Many theories fail to understand time spans on a geological level as opposed to homo sapien level. I also struggle with the idea that there just was not enough accumulated DNA baggage to allow for sufficient diversity in the genome to support the growth of intelligence.

But you can take any one of these traits and find places in the evolutionary tree where such a trait could be inserted into previous species. Surely evolution – with all its variety – has explored all of these items before. For instance, hunting bipedalism is rife in the reptile world – surely persistence hunting is not something new.

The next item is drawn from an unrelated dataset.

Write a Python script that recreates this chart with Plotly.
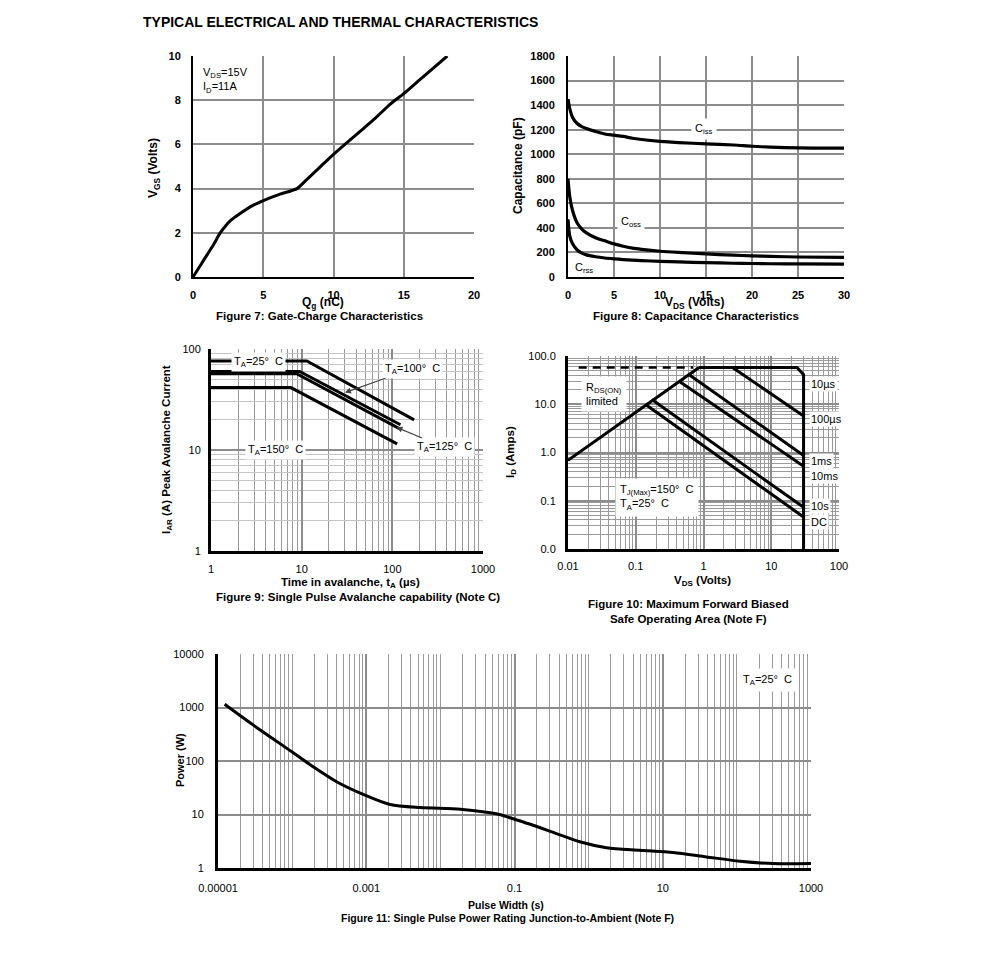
import math
import plotly.graph_objects as go

# ---------------- data ----------------
# Figure 7: gate charge
qg_nc = [0, 0.5, 1.0, 1.5, 1.9, 2.3, 2.7, 3.3, 4.3, 5.05, 6.2, 7.4, 8.0, 9.0, 10.0, 11.0, 12.0, 13.0, 14.0, 15.0, 16.0, 17.0, 18.1]
vgs_v = [0, 0.5, 1.0, 1.5, 1.96, 2.3, 2.57, 2.85, 3.25, 3.47, 3.75, 4.0, 4.35, 4.95, 5.55, 6.1, 6.65, 7.2, 7.8, 8.3, 8.85, 9.4, 10.0]

# Figure 8: capacitance
vds_cap = [0, 0.2, 0.5, 1, 1.5, 2, 3, 4, 5, 6, 7, 8, 10, 12, 15, 18, 20, 22, 25, 30]
ciss_pf = [1450, 1370, 1300, 1250, 1225, 1210, 1185, 1165, 1155, 1145, 1130, 1120, 1105, 1095, 1085, 1075, 1065, 1058, 1052, 1050]
coss_pf = [800, 650, 540, 440, 390, 360, 320, 295, 270, 250, 235, 225, 210, 200, 188, 178, 172, 168, 163, 160]
crss_pf = [470, 330, 270, 220, 195, 180, 165, 155, 148, 142, 137, 133, 128, 123, 117, 112, 110, 108, 107, 105]

# Figure 9: avalanche
ta25_t = [1, 11.4, 174]
ta25_i = [76, 76, 19.9]
ta100_t = [1, 9.5, 123]
ta100_i = [60, 60, 17.8]
ta125_t = [1, 8.8, 121]
ta125_i = [57, 57, 16.2]
ta150_t = [1, 7.6, 113]
ta150_i = [41.5, 41.5, 11.5]

# Figure 10: SOA
rds_v = [0.01, 0.86]
rds_i = [0.69, 58]
dash_v = [0.0144, 0.70]
dash_i = [58, 58]
us10_v = [0.86, 24, 30, 30]
us10_i = [58, 58, 41, 0.01]
us100_v = [2.68, 30]
us100_i = [58, 5.7]
ms1_v = [0.60, 30]
ms1_i = [42, 0.87]
ms10_v = [0.453, 30]
ms10_i = [29, 0.52]
s10_v = [0.173, 30]
s10_i = [12.5, 0.073]
dc_v = [0.138, 30]
dc_i = [10, 0.046]

# Figure 11: single pulse power
pw_t = [1.23e-5, 2.97e-5, 9.8e-5, 1.92e-4, 3.98e-4, 9.6e-4, 2.09e-3, 5.3e-3, 0.0186, 0.047, 0.065, 0.0865,
        0.178, 0.369, 0.759, 1.74, 4.9, 13.8, 38.9, 110, 309, 1000]
pw_p = [1150, 473, 150, 78, 41, 23, 15.4, 13.5, 12.6, 10.8, 9.9, 8.7,
        6.3, 4.4, 3.1, 2.4, 2.14, 1.94, 1.61, 1.34, 1.21, 1.21]

# ---------------- layout helpers ----------------
W, H = 991, 959
OFF = 8  # page body margin
FONT = "Liberation Sans"


def fx(px):
    return (px - OFF) / W


def fy(py):
    return 1 - (py - OFF) / H


GRID = "#8c8c8c"
LIGHT = "#c4c4c4"

fig = go.Figure()

line_k = dict(color="black", width=3)

# Fig 7
fig.add_trace(go.Scatter(x=qg_nc, y=vgs_v, mode="lines", line=dict(color="black", width=3, shape="spline", smoothing=0.6),
                         xaxis="x", yaxis="y", showlegend=False))
# Fig 8
for ys in (ciss_pf, coss_pf, crss_pf):
    fig.add_trace(go.Scatter(x=vds_cap, y=ys, mode="lines", line=dict(color="black", width=3.2, shape="spline", smoothing=0.8),
                             xaxis="x2", yaxis="y2", showlegend=False))
# Fig 9
for xs, ys in ((ta25_t, ta25_i), (ta100_t, ta100_i), (ta125_t, ta125_i), (ta150_t, ta150_i)):
    fig.add_trace(go.Scatter(x=xs, y=ys, mode="lines", line=line_k, xaxis="x3", yaxis="y3", showlegend=False))
# Fig 10
fig.add_trace(go.Scatter(x=dash_v, y=dash_i, mode="lines", line=dict(color="black", width=2.5, dash="8px,6px"),
                         xaxis="x4", yaxis="y4", showlegend=False))
for xs, ys in ((rds_v, rds_i), (us10_v, us10_i), (us100_v, us100_i), (ms1_v, ms1_i), (ms10_v, ms10_i),
               (s10_v, s10_i), (dc_v, dc_i)):
    fig.add_trace(go.Scatter(x=xs, y=ys, mode="lines", line=line_k, xaxis="x4", yaxis="y4", showlegend=False,
                             cliponaxis=False))
# Fig 11
fig.add_trace(go.Scatter(x=pw_t, y=pw_p, mode="lines", line=dict(color="black", width=3, shape="spline", smoothing=0.8),
                         xaxis="x5", yaxis="y5", showlegend=False))


def minor_vals(lo, hi):
    vals = []
    for d in range(lo, hi):
        for m in range(1, 10):
            vals.append(m * 10 ** d)
    vals.append(10 ** hi)
    return vals


bold_tick = dict(family=FONT, size=11, color="black", weight="bold")
norm_tick = dict(family=FONT, size=11, color="black")

common = dict(showline=True, linecolor="black", zeroline=False, ticks="", showgrid=True, fixedrange=True,
              automargin=False)

fig.update_layout(
    template="none",
    width=W, height=H, margin=dict(l=0, r=0, t=0, b=0, pad=0), autosize=False,
    paper_bgcolor="white", plot_bgcolor="white",
    font=dict(family=FONT, size=11, color="black"),
    # Fig 7
    xaxis=dict(domain=[fx(193), fx(474)], anchor="y", range=[0, 20], dtick=5, gridcolor=GRID, gridwidth=2,
               linewidth=2, tickfont=bold_tick, ticklabelstandoff=7, **common),
    yaxis=dict(domain=[fy(277), fy(56)], anchor="x", range=[0, 10], dtick=2, gridcolor=GRID, gridwidth=2,
               linewidth=2, tickfont=bold_tick, ticklabelstandoff=8, **common),
    # Fig 8
    xaxis2=dict(domain=[fx(568), fx(844)], anchor="y2", range=[0, 30], dtick=5, gridcolor=GRID, gridwidth=2,
                linewidth=2, tickfont=bold_tick, ticklabelstandoff=7, **common),
    yaxis2=dict(domain=[fy(277), fy(56)], anchor="x2", range=[0, 1800], dtick=200, gridcolor=GRID, gridwidth=2,
                linewidth=2, tickfont=bold_tick, ticklabelstandoff=9, **common),
    # Fig 9
    xaxis3=dict(domain=[fx(211), fx(483)], anchor="y3", type="log", range=[0, 3], tickvals=[1, 10, 100, 1000],
                ticktext=["1", "10", "100", "1000"], gridcolor=GRID, gridwidth=1.5, linewidth=3,
                minor=dict(tickvals=minor_vals(0, 3), showgrid=True, gridcolor="#9a9a9a", gridwidth=1.2),
                tickfont=norm_tick, ticklabelstandoff=6, **common),
    yaxis3=dict(domain=[fy(551), fy(349)], anchor="x3", type="log", range=[0, 2], tickvals=[1, 10, 100],
                ticktext=["1", "10", "100"], gridcolor=GRID, gridwidth=1.5, linewidth=3,
                minor=dict(tickvals=minor_vals(0, 2), showgrid=True, gridcolor=LIGHT, gridwidth=1),
                tickfont=norm_tick, ticklabelstandoff=5, **common),
    # Fig 10
    xaxis4=dict(domain=[fx(568), fx(839)], anchor="y4", type="log", range=[-2, 2],
                tickvals=[0.01, 0.1, 1, 10, 100], ticktext=["0.01", "0.1", "1", "10", "100"],
                gridcolor=GRID, gridwidth=1.5, linewidth=3,
                minor=dict(tickvals=minor_vals(-2, 2), showgrid=True, gridcolor="#9a9a9a", gridwidth=1.2),
                tickfont=norm_tick, ticklabelstandoff=5, **common),
    yaxis4=dict(domain=[fy(549), fy(356)], anchor="x4", type="log", range=[-2, 2],
                tickvals=[0.01, 0.1, 1, 10, 100], ticktext=["0.0", "0.1", "1.0", "10.0", "100.0"],
                gridcolor=GRID, gridwidth=1.5, linewidth=3,
                minor=dict(tickvals=minor_vals(-2, 2), showgrid=True, gridcolor="#9a9a9a", gridwidth=1.2),
                tickfont=norm_tick, ticklabelstandoff=7, **common),
    # Fig 11
    xaxis5=dict(domain=[fx(218), fx(811)], anchor="y5", type="log", range=[-5, 3],
                tickvals=[1e-5, 1e-3, 0.1, 10, 1000], ticktext=["0.00001", "0.001", "0.1", "10", "1000"],
                gridcolor=GRID, gridwidth=1.5, linewidth=3,
                minor=dict(tickvals=minor_vals(-5, 3), showgrid=True, gridcolor="#9a9a9a", gridwidth=1.2),
                tickfont=norm_tick, ticklabelstandoff=8, **common),
    yaxis5=dict(domain=[fy(868), fy(654)], anchor="x5", type="log", range=[0, 4],
                tickvals=[1, 10, 100, 1000, 10000], ticktext=["1", "10", "100", "1000", "10000"],
                gridcolor=GRID, gridwidth=1.5, linewidth=3,
                tickfont=norm_tick, ticklabelstandoff=9, **common),
)

ann = []


def paper_text(text, x, y, size=11, bold=True, xanchor="center", yanchor="middle", align="center", textangle=0):
    ann.append(dict(text=text, x=fx(x), y=fy(y), xref="paper", yref="paper", showarrow=False,
                    xanchor=xanchor, yanchor=yanchor, align=align, textangle=textangle,
                    font=dict(family=FONT, size=size, color="black", weight="bold" if bold else "normal")))


# main heading
paper_text("TYPICAL ELECTRICAL AND THERMAL CHARACTERISTICS", 141, 22, size=14, xanchor="left")
# fig 7
paper_text("Q<sub>g</sub> (nC)", 323, 303, size=12)
paper_text("Figure 7: Gate-Charge Characteristics", 319, 316, size=11.5)
paper_text("V<sub>GS</sub> (Volts)", 154, 168, size=12, textangle=-90)
# fig 8
paper_text("V<sub>DS</sub> (Volts)", 694, 303, size=12)
paper_text("Figure 8: Capacitance Characteristics", 696, 316, size=11.5)
paper_text("Capacitance (pF)", 518, 166, size=12, textangle=-90)
# fig 9
paper_text("Time in avalanche, t<sub>A</sub> (µs)", 350, 583, size=11.5)
paper_text("Figure 9: Single Pulse Avalanche capability (Note C)", 358, 597, size=11.5)
paper_text("I<sub>AR</sub> (A) Peak Avalanche Current", 167, 450, size=11.5, textangle=-90)
# fig 10
paper_text("V<sub>DS</sub> (Volts)", 702, 581, size=11.5)
paper_text("Figure 10: Maximum Forward Biased<br>Safe Operating Area (Note F)", 688, 611, size=11.5)
paper_text("I<sub>D</sub> (Amps)", 511, 452, size=11.5, textangle=-90)
# fig 11
paper_text("Pulse Width (s)", 506, 905, size=10.5)
paper_text("Figure 11: Single Pulse Power Rating Junction-to-Ambient (Note F)", 507, 918, size=10.5)
paper_text("Power (W)", 180, 760, size=11, textangle=-90)

nf = dict(family=FONT, size=11, color="black")

# in-plot labels
ann.append(dict(text="V<sub>DS</sub>=15V<br>I<sub>D</sub>=11A", x=0.55, y=9.65, xref="x", yref="y", showarrow=False,
                xanchor="left", yanchor="top", align="left", font=nf, bgcolor="white"))
ann.append(dict(text="C<sub>iss</sub>", x=14.8, y=1205, xref="x2", yref="y2", showarrow=False, font=nf,
                bgcolor="white", borderpad=3))
ann.append(dict(text="C<sub>oss</sub>", x=6.85, y=452, xref="x2", yref="y2", showarrow=False, font=nf,
                bgcolor="white", borderpad=3))
ann.append(dict(text="C<sub>rss</sub>", x=1.7, y=70, xref="x2", yref="y2", showarrow=False, font=nf))

L = math.log10
ann.append(dict(text="T<sub>A</sub>=25°  C", x=L(3.3), y=L(75), xref="x3", yref="y3", showarrow=False, font=nf,
                bgcolor="white", borderpad=2))
ann.append(dict(text="T<sub>A</sub>=150°  C", x=L(5.2), y=L(10), xref="x3", yref="y3", showarrow=False, font=nf,
                bgcolor="white", borderpad=2))
ann.append(dict(text="T<sub>A</sub>=100°  C", x=L(30), y=L(37), ax=L(166), ay=L(63.7), axref="x3", ayref="y3",
                xref="x3", yref="y3", showarrow=True, arrowhead=2, arrowsize=1, arrowwidth=1.2, font=nf,
                bgcolor="white", borderpad=2))
ann.append(dict(text="T<sub>A</sub>=125°  C", x=L(111), y=L(16.8), ax=L(378), ay=L(10.6), axref="x3", ayref="y3",
                xref="x3", yref="y3", showarrow=True, arrowhead=2, arrowsize=1, arrowwidth=1.2, font=nf,
                bgcolor="white", borderpad=2))

ann.append(dict(text="R<sub>DS(ON)</sub><br>limited", x=L(0.0155), y=L(16), xref="x4", yref="y4", showarrow=False,
                xanchor="left", align="left", font=nf, bgcolor="white", borderpad=4))
ann.append(dict(text="T<sub>J(Max)</sub>=150°  C<br>T<sub>A</sub>=25°  C", x=L(0.05), y=L(0.115), xref="x4", yref="y4",
                showarrow=False, xanchor="left", align="left", font=nf, bgcolor="white", borderpad=4))
for txt, yv in (("10µs", 26), ("100µs", 5.06), ("1ms", 0.67), ("10ms", 0.33), ("10s", 0.078), ("DC", 0.036)):
    ann.append(dict(text=txt, x=L(36), y=L(yv), xref="x4", yref="y4", showarrow=False, xanchor="left",
                    font=nf, bgcolor="white", borderpad=1))

ann.append(dict(text="T<sub>A</sub>=25°  C", x=L(257), y=L(3300), xref="x5", yref="y5", showarrow=False, font=nf,
                bgcolor="white", borderpad=4))

fig.update_layout(annotations=ann)
fig.write_html("out.html")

So if you dig too deeply, then many biologists apologetically fall back to a “well it was the simultaneous development of all of these all together”. It is the simultaneous hit of all these mutations that made the runaway intelligence moment. And we now know that the “junk DNA” theory is proving false, as we discover the increasing role of RNA in cell activities.

So that idea begins to ring true. You need accumulated DNA/RNA baggage to allow for sufficient diversity in the genome to support the growth of intelligence. We have in our genome DNA to support breathing under water. Or a tail. Or so many other adaptations that are not needed for our specialization. And thus, the theory is, we needed enough of these to reach critical mass to make all of those items identified above (*) be expressable with a mere mutation. And then, we just wait for the roulette wheel to hit 00 ten times in a row.

OK – that might have validity. But spend a day on YouTube. Just alone in my LinkedIn feed (yeah, business feed!), I’ve seen wild Beluga Whales playing catch (although the full story here), Dolphins clearly having fun with an airpipes and blowing bubbles, Cats feeding their housemate dogs parts of their meals. I

ntelligence is just a step away in so many species that have been around millions of years – and that is just limited ourselves to the mammals of the Paleogene/Neogene. What of the 100 million years+ of bipedal reptile carnivores? And for that matter, why didn’t intelligence runaway in dolphins just a few millions years ago?

So that’s my modicum of thought – my renewed obsession this past week on DNA baggage. In the end, I do not have any step further – but this has been the thought active in my mind.